I’ve also been retired for many years, and there is no place where I’d rather live than the United States — specifically Northeast Tennessee. I’ve lived in 18 states and have visited all 50. I have also visited other countries, so I have plenty to compare with.

I came to Tennessee in 1991, and I have no intention of leaving. I may visit other countries, but I’ll never live anywhere else.

ROGER M. CLITES

Johnson City

A good man

When I read Kent Harris’ letter last Sunday about the upcoming Washington County mayor’s race I couldn’t help but think about how hard it is to get anyone good to run for public office. Then I wondered why in the world my friend Joe Grandy would subject himself to this kind of abuse and craziness and offer himself as a candidate for county mayor.

It’s because he is dedicated to the service of others. I’ve known Grandy for a long time and know that he is an exceptionally honest and hard working human being who cares deeply for his community. Joe has lived here for more than 30 years and has been on the boards of everything from the Boy Scouts to Rotary, from the Salvation Army to Speedway Children’s Charities, and so on all while keeping a full-time job.
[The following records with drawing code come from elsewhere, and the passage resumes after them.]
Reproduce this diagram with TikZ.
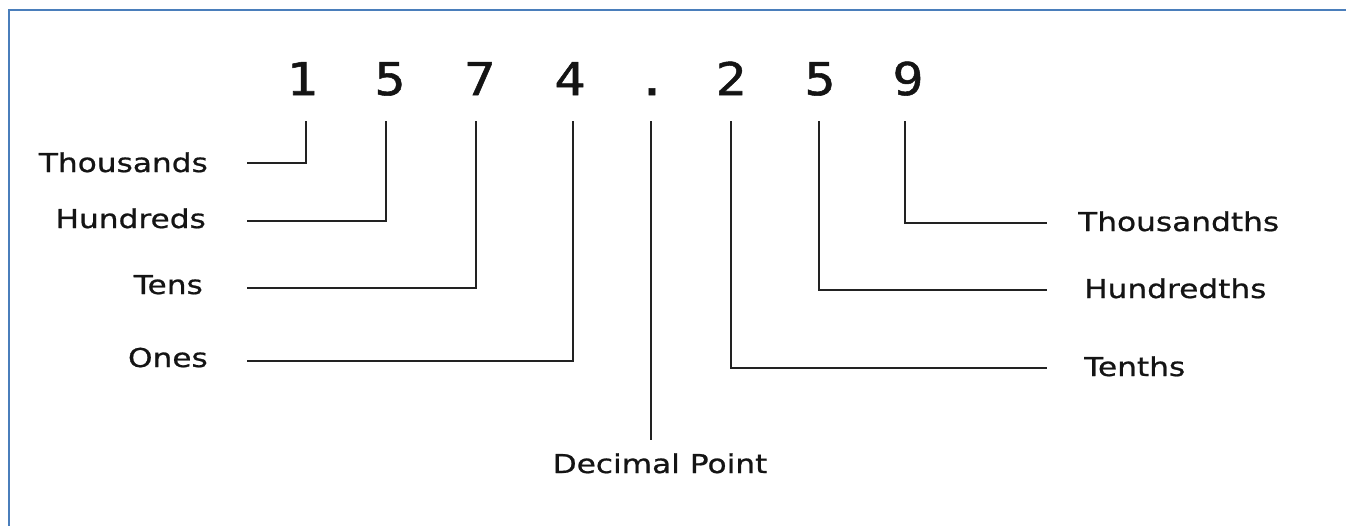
\documentclass[tikz,border=0pt]{standalone}
\usepackage{fontspec}
\setmainfont[FakeStretch=1.2,FakeBold=0.8]{DejaVu Sans}
\newfontfamily\digitfont[FakeStretch=1.15,FakeBold=1.2]{DejaVu Sans Mono}
\definecolor{frameblue}{HTML}{4A7EBB}
\definecolor{ink}{HTML}{141414}
\definecolor{wire}{HTML}{222222}
\tikzset{
  digit/.style={inner sep=0pt, text=ink, font=\digitfont\fontsize{45}{50}\selectfont, anchor=base},
  place/.style={inner sep=0pt, text=ink, font=\fontsize{26}{30}\selectfont},
  leader/.style={draw=wire, line width=2pt},
  frame/.style={draw=frameblue, line width=2.8pt}
}
\begin{document}
\begin{tikzpicture}[x=1pt,y=-1pt]
  \useasboundingbox (0,0) rectangle (1346,525);
  % frame (top and left edges)
  \draw[frame] (9,530) -- (9,10) -- (1350,10);

  % the number
  \node[digit] (d1) at (302,95) {1};
  \node[digit] (d2) at (390,95) {5};
  \node[digit] (d3) at (480,95) {7};
  \node[digit] (d4) at (570,95) {4};
  \node[digit] (dp) at (652,95) {.};
  \node[digit] (d5) at (731,95) {2};
  \node[digit] (d6) at (820,95) {5};
  \node[digit] (d7) at (908,95) {9};

  % place-value labels
  \node[place, anchor=base east] (thousands) at (208,172) {Thousands};
  \node[place, anchor=base east] (hundreds)  at (206,228) {Hundreds};
  \node[place, anchor=base east] (tens)      at (203,294) {Tens};
  \node[place, anchor=base east] (ones)      at (208,367) {Ones};
  \node[place, anchor=base west] (thousandths) at (1078,231) {Thousandths};
  \node[place, anchor=base west] (hundredths)  at (1084,298) {Hundredths};
  \node[place, anchor=base west] (tenths)      at (1084,376) {Tenths};
  \node[place, anchor=base] (point) at (660,473) {Decimal Point};

  % leader tops (just below each digit) and ends (beside each label)
  \coordinate (t1) at (306,121);
  \coordinate (t2) at (386,121);
  \coordinate (t3) at (476,121);
  \coordinate (t4) at (573,121);
  \coordinate (tp) at (651,121);
  \coordinate (t5) at (731,121);
  \coordinate (t6) at (819,121);
  \coordinate (t7) at (905,121);
  \coordinate (e1) at (247,163);
  \coordinate (e2) at (247,221);
  \coordinate (e3) at (247,288);
  \coordinate (e4) at (247,361);
  \coordinate (ep) at (651,440);
  \coordinate (e5) at (1047,368);
  \coordinate (e6) at (1047,290);
  \coordinate (e7) at (1047,223);

  \draw[leader] (t1) |- (e1);
  \draw[leader] (t2) |- (e2);
  \draw[leader] (t3) |- (e3);
  \draw[leader] (t4) |- (e4);
  \draw[leader] (tp) -- (ep);
  \draw[leader] (t5) |- (e5);
  \draw[leader] (t6) |- (e6);
  \draw[leader] (t7) |- (e7);
\end{tikzpicture}
\end{document}
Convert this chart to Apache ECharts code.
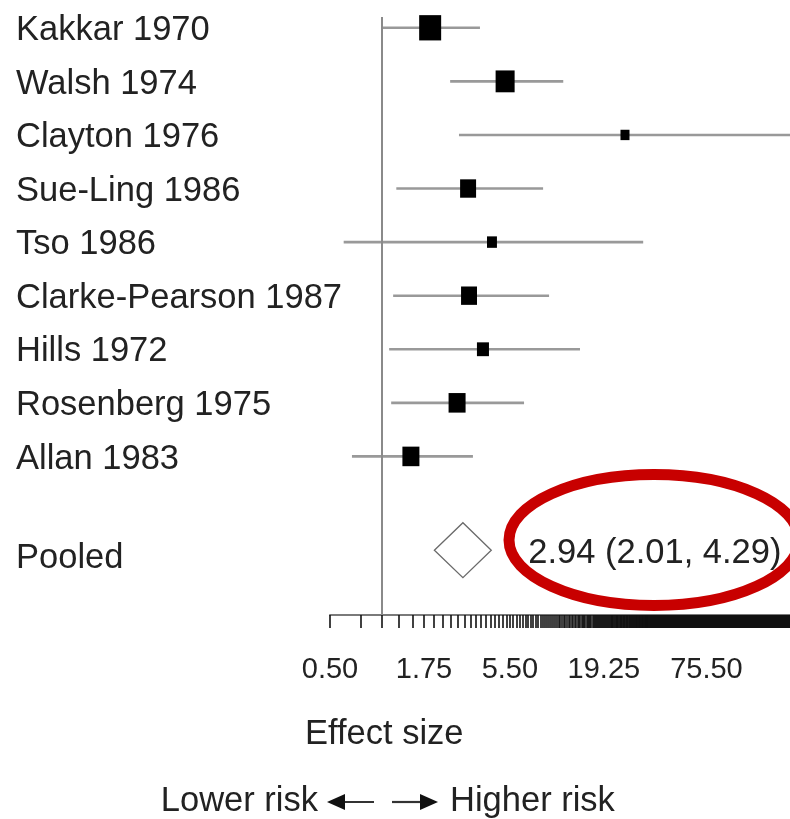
<!DOCTYPE html>
<html>
<head>
<meta charset="utf-8">
<script src="https://cdn.jsdelivr.net/npm/echarts@6/dist/echarts.min.js"></script>
<style>
html,body{margin:0;padding:0;background:#fff;}
#chart{width:790px;height:819px;}
</style>
</head>
<body>
<div id="chart"></div>
<script>
// ---- data ----
const studies = ['Kakkar 1970','Walsh 1974','Clayton 1976','Sue-Ling 1986','Tso 1986','Clarke-Pearson 1987','Hills 1972','Rosenberg 1975','Allan 1983'];
const effect  = [1.90, 5.16, 25.5, 3.15, 4.33, 3.19, 3.84, 2.72, 1.47];
const ciLow   = [1.01, 2.48, 2.79, 1.21, 0.60, 1.16, 1.10, 1.13, 0.67];
const ciHigh  = [3.69, 11.2, 260,  8.56, 32.5, 9.27, 14.0, 6.64, 3.36];
const weight  = [21.4, 16.0, 3.6, 11.3, 4.4, 11.3, 6.4, 12.8, 12.8]; // % weight
const pooledName = 'Pooled';
const pooledEffect = 2.94;
const pooledLow = 2.01;
const pooledHigh = 4.29;
const tickLabelValues = [0.50, 1.75, 5.50, 19.25, 75.50];
const nullValue = 1;

// ---- layout constants ----
const FONT = "'Liberation Sans', Arial, Helvetica, sans-serif";
const pooledRow = 9.75;
const pooledLabelRow = 9.9;
const labelNudge = 0.05;
const xMin = 0.5, xMax = 230;
const gridLeft = 330;
const minorTicks = [];
for (let v = 0.5; v <= xMax + 1e-9; v += 0.25) minorTicks.push(+v.toFixed(2));

const studyRows = studies.map((s, i) => [ciLow[i], ciHigh[i], effect[i], i]);
const pointData = studies.map((s, i) => {
  const sz = Math.sqrt(weight[i] * 22.6);
  return { value: [effect[i], i], symbolSize: [sz, sz * 1.15] };
});

const chart = echarts.init(document.getElementById('chart'), null, { renderer: 'canvas' });
chart.setOption({
  animation: false,
  backgroundColor: '#fff',
  grid: { left: gridLeft, right: 0, top: 1, bottom: 204, containLabel: false, outerBoundsMode: 'none' },
  xAxis: {
    type: 'log', logBase: Math.E, min: xMin, max: xMax,
    axisLine: { show: true, onZero: false, lineStyle: { color: '#7a7a7a', width: 2 } },
    axisTick: { show: true, customValues: minorTicks, length: 13, lineStyle: { color: '#111', width: 1.6 } },
    minorTick: { show: false },
    splitLine: { show: false },
    axisLabel: { customValues: tickLabelValues, formatter: v => Number(v).toFixed(2), fontSize: 29, fontFamily: FONT, color: '#222', margin: 40 }
  },
  yAxis: {
    type: 'value', inverse: true, min: -0.5, max: 10.96,
    axisLine: { show: false }, axisTick: { show: false }, splitLine: { show: false },
    axisLabel: {
      customValues: studies.map((s, i) => i + labelNudge).concat([pooledLabelRow]),
      formatter: v => (v > studies.length - 0.5 ? pooledName : studies[Math.round(v)]),
      align: 'left', margin: gridLeft - 16, fontSize: 34.5, fontFamily: FONT, color: '#222'
    }
  },
  series: [
    {
      type: 'custom', name: 'CI', clip: false, z: 2,
      data: studyRows,
      renderItem: (params, api) => {
        const a = api.coord([api.value(0), api.value(3)]);
        const b = api.coord([api.value(1), api.value(3)]);
        return { type: 'line', shape: { x1: a[0], y1: a[1], x2: b[0], y2: b[1] }, style: { stroke: '#999', lineWidth: 2.6 } };
      },
      markLine: {
        silent: true, symbol: 'none', label: { show: false },
        lineStyle: { color: '#8a8a8a', width: 2, type: 'solid' },
        data: [[{ coord: [nullValue, -0.2] }, { coord: [nullValue, 10.96] }]]
      }
    },
    {
      type: 'scatter', name: 'Effect', symbol: 'rect', z: 3,
      itemStyle: { color: '#000', opacity: 1 },
      data: pointData
    },
    {
      type: 'custom', name: 'Pooled', clip: false, z: 3,
      data: [[pooledEffect, pooledLow, pooledHigh, pooledRow]],
      renderItem: (params, api) => {
        const c = api.coord([api.value(0), api.value(3)]);
        const l = api.coord([api.value(1), api.value(3)]);
        const r = api.coord([api.value(2), api.value(3)]);
        const h = 27.5;
        const txt = api.value(0).toFixed(2) + ' (' + api.value(1).toFixed(2) + ', ' + api.value(2).toFixed(2) + ')';
        return {
          type: 'group',
          children: [
            { type: 'polygon', shape: { points: [[l[0], l[1]], [c[0], c[1] - h], [r[0], r[1]], [c[0], c[1] + h]] }, style: { fill: '#fff', stroke: '#6a6a6a', lineWidth: 1.3 } },
            { type: 'text', x: r[0] + 37, y: r[1] + 3, style: { text: txt, fontSize: 34.5, fontFamily: FONT, fill: '#222', textAlign: 'left', textVerticalAlign: 'middle' } }
          ]
        };
      }
    }
  ],
  graphic: [
    { type: 'ellipse', z: 100, shape: { cx: 654, cy: 540, rx: 145, ry: 65.5 }, style: { fill: 'none', stroke: '#c80000', lineWidth: 11 } },
    { type: 'text', x: 305, y: 734, style: { text: 'Effect size', fontSize: 34.5, fontFamily: FONT, fill: '#222', textAlign: 'left', textVerticalAlign: 'middle' } },
    { type: 'text', x: 318, y: 801, style: { text: 'Lower risk', fontSize: 34.5, fontFamily: FONT, fill: '#222', textAlign: 'right', textVerticalAlign: 'middle' } },
    { type: 'line', shape: { x1: 341, y1: 802, x2: 374, y2: 802 }, style: { stroke: '#333', lineWidth: 2.2 } },
    { type: 'polygon', shape: { points: [[327, 802], [345, 794], [345, 810]] }, style: { fill: '#111' } },
    { type: 'line', shape: { x1: 392, y1: 802, x2: 424, y2: 802 }, style: { stroke: '#333', lineWidth: 2.2 } },
    { type: 'polygon', shape: { points: [[438, 802], [420, 794], [420, 810]] }, style: { fill: '#111' } },
    { type: 'text', x: 450, y: 801, style: { text: 'Higher risk', fontSize: 34.5, fontFamily: FONT, fill: '#222', textAlign: 'left', textVerticalAlign: 'middle' } }
  ]
});
</script>
</body>
</html>
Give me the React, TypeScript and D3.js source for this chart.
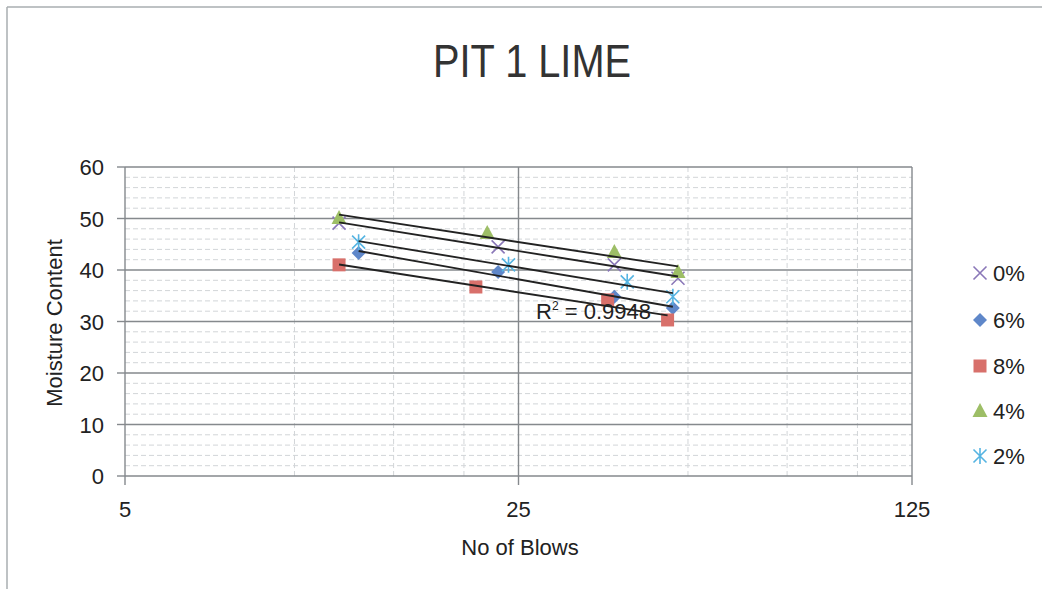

He is exactly the kind of person you want leading any effort where you want to be successful in helping others and people know him for that in this community. And I have never heard him speak in a negative manner about someone else.

Kent Harris knows that he misrepresented Joe’s record with half-truths and is only too glad to try to smear him as part of his obsession with ugly politics. Joe is a good man who will make a great mayor and he has the record of service to prove it. Good moral leaders like Joe are important because you know if we don’t have those folks run for office, the only ones left will be the types who end up getting put on trial for public corruption.

Nansee Williams

Jonesborough

Power of prayer

I want to thank God for the honesty of the gentleman who serves as our sheriff in Washington County — Ed Graybeal. He has shown his honesty in serving God and being true to his God-given responsibility.

Before the last election, when his picture appeared in the Press, I cut it out and put it in my Bible and prayed that he would be re-elected. God heard my prayers, and I still pray for Graybeal and thank God for him.

Let’s all pray for his daughter and son-in-law so that they might be free of drugs and all their sins, which God will forgive them of if they only ask him.

I’m a Washington County citizen who believes in the power of prayer.

NADINE BARNETT

Johnson City

Full disclosure

Yes, politicians should reveal their tax returns and financial holdings to the public.

Refusing to do so gives politicians the grand opportunity to hide. One of the aspects that we currently see among politicians is their incredible ability to be dishonest and upon being discovered, blaming it on someone or something else.

My dad always said: “An honest man can’t hide a thing, and he won’t want to.”

Dad was right.

Hidden assets, hidden affairs, hidden promises and hidden money — all speak guilt and untrustworthiness. As for me, I’ll stick with my dad’s advice. Although he is long gone, his advice still holds true.